Şirketlerin aldığı ders
Daha sonra krizden alınan dersleri tartıştık. Devletin, şirketlerin ve vatandaşların aldıkları dersler ayrı ayrı konuşuldu. Devlet pek bir ders almamıştı. Yapısal bazı reformlar gerçekleşse de bunun son derece kısıtlı kaldığını biliyoruz. Şirketler de pasif pozisyona girdiler. "İşler düzelse de biz de durumu düzeltsek" diyorlar. Yani inisiyatif kullanarak, şirketini rekabete hazırlayan veya piyasa payını artıran çok az firma oldu. Devlet IMF’den dilenirken, şirketler de devletten medet umuyor. Ancak "bu krizden hiç mi ders alınmadı" derseniz, elbette alındı. Çalışanlar veya işini kaybedenler iş güvencesinin önemini kavradılar. Öylesine işini kaybeden oldu ki, bu kafalara nakşedildi. Üstelik de çok kısa sürede yeniden iş bulunmayacağı da malum.

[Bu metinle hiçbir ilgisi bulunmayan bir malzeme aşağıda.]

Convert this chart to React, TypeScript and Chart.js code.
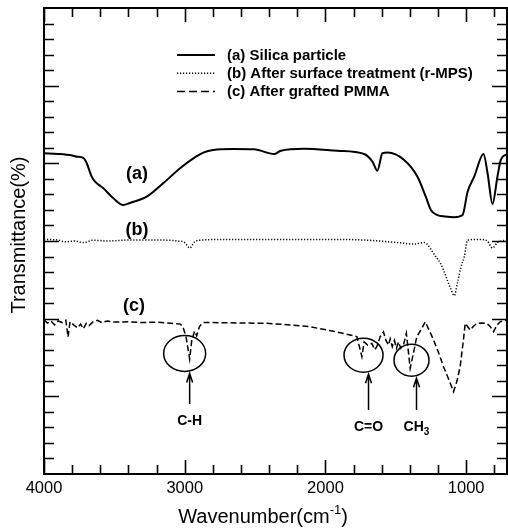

Artık maaşın ne kadar olduğu değil, maaşı verenin ne kadar süre ile verebileceği daha önemli. Özetle kriz şirketlere çok az şey öğretmiş görünüyor. Ama vatandaş iki şeyi öğrendi. Bu siyasi yapıyla kalıcı istikrar olmaz. Ve ikincisi de maaş değil, iş güvencesi önemli. Şimdi düşünüyorum, kriz şirketlere miydi, yoksa vatandaşlara mı? Ders alınmadığına göre şirketler krize girmemiş demek!